Water Control Script

Save the following code as water and make it executable

chmod +x water

#!/bin/bash
# Bash script to control a garden hose motor for watering a lawn
# Utilizes stepper.py to turn the motor

# Define the path to your stepper.py script
STEPPER_SCRIPT_PATH="./stepper.py"

# Define motor movement parameters
ANGLE=170  # Angle to rotate, slightly less than 170 degrees for better control
FREQ=200   # Stepper frequency - 200 = 1 sec per full turn
RPM=10     # Motor speed in RPM
DIRECTION_LEFT="left"
DIRECTION_RIGHT="right"

# Get the number of cycles from the command line argument or set default to 5
CYCLES=${1:-5}

# Main loop to rotate motor left and right for specified cycles
for (( i=0; i<CYCLES; i++ )); do
    # Move motor to the left
    echo "Cycle $((i+1)) of $CYCLES: Turning motor left"
    sudo python3 $STEPPER_SCRIPT_PATH --angle $ANGLE --direction $DIRECTION_LEFT --frequency-hz $FREQ --rpm $RPM
    
    # Move motor to the right
    echo "Cycle $((i+1)) of $CYCLES: Turning motor right"
    sudo python3 $STEPPER_SCRIPT_PATH --angle $ANGLE --direction $DIRECTION_RIGHT --frequency-hz $FREQ --rpm $RPM
done

echo "Completed $CYCLES cycles of watering."

Usage

To control the stepper motor directly: sudo python3 stepper.py --angle 90 --direction left --frequency-hz 500 --rpm 30

sudo is necessary for accessing the kernel memory directly.

To run the water control script: ./water 10

This will run 10 cycles of watering. Adjust the number as needed.

Patents

When searching for relevant patents we found:

• US5366157A - Robotic lawn sprinkler

Please note that this might not be the only patent relevant for this system

This patent, filed in 1993 (over 30 years ago), already attempted to create a "3D sprinkling" system by controlling the hose direction with two angles and the water flow. Key features include:

1. A water-powered articulated actuation and control system
2. Ability to aim a continuous stream of water to all coordinates within a polar coordinate system
3. A manually programmable base assembly anchored to the ground, containing size-specific range data
4. An azimuth rotor assembly mounted horizontally and a range rotor assembly mounted vertically
5. Separate actuation and control systems for azimuth and range
6. A mechanism for variably controlling range rate and flow volume

The patent abstract states:

An automatic robotic lawn sprinkler providing a water powered articulated, actuation and control system aiming a continuous stream of water to all coordinates within a polar coordinate system comprising a manually programmable base assembly for anchoring to the ground and containing size specific range data, an azimuth rotor assembly rotatably mounted to the base in a horizontal plane, a range rotor assembly rotatably mounted in a vertical plane substantially perpendicular to the azimuth rotor an azimuth actuation and control system range actuation and control system, and a mechanism for variably controlling range rate and flow volume.

This early attempt at robotic lawn sprinkler technology shows how much easier things are these days.

Legal Disclaimer

While the patent mention above has expired, it is important to note that there may be other active patents related to this system.
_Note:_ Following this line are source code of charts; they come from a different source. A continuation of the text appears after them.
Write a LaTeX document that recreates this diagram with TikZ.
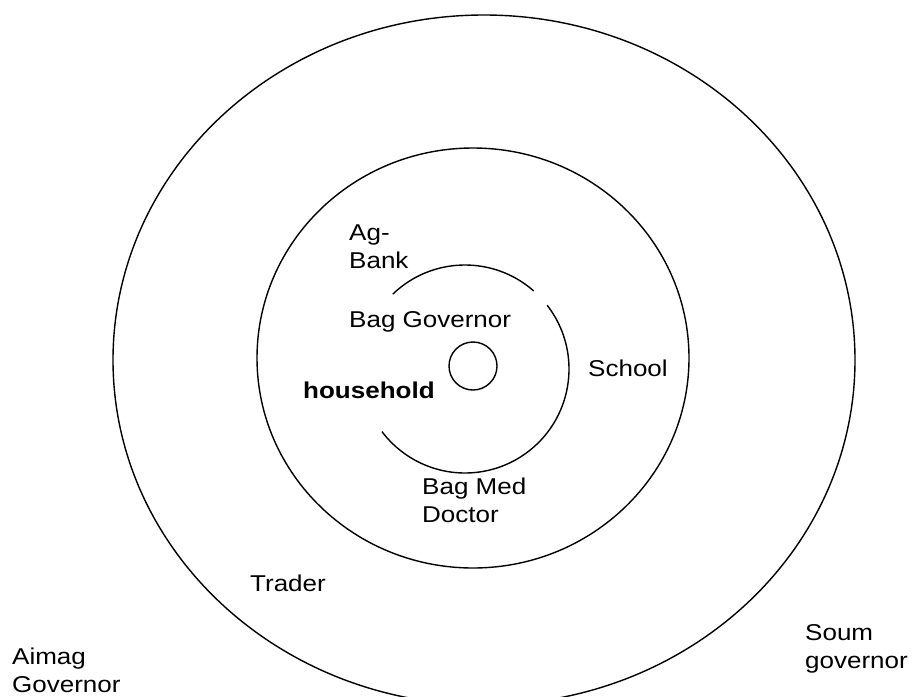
\documentclass[tikz,border=0pt]{standalone}
\usepackage{fontspec}
\setmainfont{Liberation Sans}
\begin{document}
\begin{tikzpicture}[x=1pt,y=1pt,
  ring/.style={draw=black,line width=1.4pt},
  lbl/.style={inner sep=0pt,anchor=base west,align=left,yscale=0.88,
    font=\fontsize{26}{31}\selectfont}]
\useasboundingbox (0,0) rectangle (912,-696);
% outer ellipse
\draw[ring] (484,-360) ellipse [x radius=371pt, y radius=345pt];
% middle circle
\draw[ring] (473,-358) ellipse [x radius=216pt, y radius=210pt];
% small inner circle
\draw[ring] (473,-366) circle [radius=24pt];
% broken inner circle
\coordinate (c) at (465,-369);
\draw[ring] ([shift={(134:104pt)}]c) arc[start angle=134, end angle=48.6, radius=104pt];
\draw[ring] ([shift={(37.8:104pt)}]c) arc[start angle=37.8, end angle=-143, radius=104pt];
% labels (base anchor = baseline of last line)
\node[lbl] (agbank) at (349,-268) {Ag-\\Bank};
\node[lbl] (baggov) at (349,-327) {Bag Governor};
\node[lbl,font=\fontsize{26}{31}\selectfont\bfseries] (hh) at (303,-398) {household};
\node[lbl] (school) at (588,-376) {School};
\node[lbl] (bagmed) at (422,-522) {Bag Med\\Doctor};
\node[lbl] (trader) at (250,-591) {Trader};
\node[lbl] (aimag) at (12,-692) {Aimag\\Governor};
\node[lbl] (soum) at (805,-668) {Soum\\governor};
\end{tikzpicture}
\end{document}
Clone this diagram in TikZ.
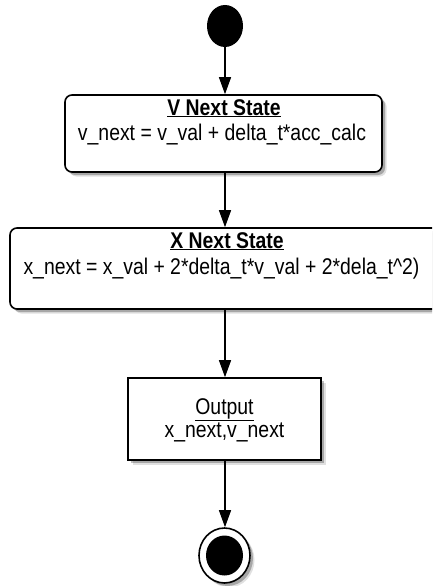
\documentclass[tikz,border=0pt]{standalone}
\usepackage{fontspec}
\setmainfont[FakeStretch=0.855]{Liberation Sans}
\usetikzlibrary{arrows.meta,shapes.geometric,shadows}

\begin{document}
\begin{tikzpicture}[x=1pt,y=-1pt,
  font=\fontsize{22.7}{27}\selectfont,
  softshadow/.style={
    general shadow={shadow xshift=4.5pt,shadow yshift=-4.5pt,fill=black,opacity=.12},
    general shadow={shadow xshift=3pt,shadow yshift=-3pt,fill=black,opacity=.25}},
  statebox/.style={draw,line width=1.6pt,fill=white,rounded corners=7pt,
    inner sep=0pt,softshadow},
  plainbox/.style={draw,line width=1.6pt,fill=white,inner sep=0pt,softshadow},
  startdot/.style={ellipse,fill=black,inner sep=0pt,minimum width=36pt,minimum height=42pt},
  enddot/.style={ellipse,draw,line width=1.6pt,fill=white,inner sep=0pt,
    minimum width=51pt,minimum height=55pt,softshadow},
  enddotcore/.style={ellipse,fill=black,inner sep=0pt,minimum width=37pt,minimum height=40pt},
  flow/.style={-{Triangle[width=12pt,length=17pt]},line width=1.3pt},
  txt/.style={anchor=base,inner sep=0pt}]

\clip (0,0) rectangle (432,586);
\fill[white] (0,0) rectangle (432,586);

% states
\node[startdot] (start) at (225,26) {};
\node[statebox,minimum width=317pt,minimum height=77pt] (vbox) at (223.5,133.5) {};
\node[statebox,minimum width=430pt,minimum height=81pt] (xbox) at (225,268.5) {};
\node[plainbox,minimum width=193pt,minimum height=82pt] (obox) at (224.5,419) {};
\node[enddot] (stop) at (224.5,555.5) {};
\node[enddotcore] (stopcore) at (224.5,555.5) {};

% labels
\node[txt] (vtitle) at (224,115) {\textbf{\underline{V Next State}}};
\node[txt] (vbody) at (222,140) {v\_next = v\_val + delta\_t*acc\_calc};
\node[txt] (xtitle) at (227,248) {\textbf{\underline{X Next State}}};
\node[txt] (xbody) at (221.5,274) {x\_next = x\_val + 2*delta\_t*v\_val + 2*dela\_t\^{}2)};
\node[txt] (otitle) at (224.5,414) {\underline{Output}};
\node[txt] (obody) at (224.5,437) {x\_next,v\_next};

% transitions
\draw[flow] (start) -- (start |- vbox.north);
\draw[flow] (start |- vbox.south) -- (start |- xbox.north);
\draw[flow] (start |- xbox.south) -- (start |- obox.north);
\draw[flow] (start |- obox.south) -- (start |- stop.north);
\end{tikzpicture}
\end{document}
The expiration of one patent does not guarantee freedom from all patent restrictions.

The effect of expired and potentially unknown patents on this DIY project:

• Expired patents: The technology described in expired patents is generally considered to be in the public domain and available for use without licensing.
• Unknown patents: There is always a possibility that other active patents may cover aspects of this system.
• DIY projects: While personal, non-commercial use is generally less likely to face patent infringement issues, it's important to be aware that patent laws can still apply to DIY projects.

Builders of this system are advised to use this information for personal, non-commercial purposes only. If you plan to commercialize or distribute this system, it is strongly recommended to consult with a patent attorney to ensure compliance with current patent laws.

This project is provided for educational and informational purposes only. The authors and contributors to this wiki page do not assume any legal responsibility for the use or misuse of this information.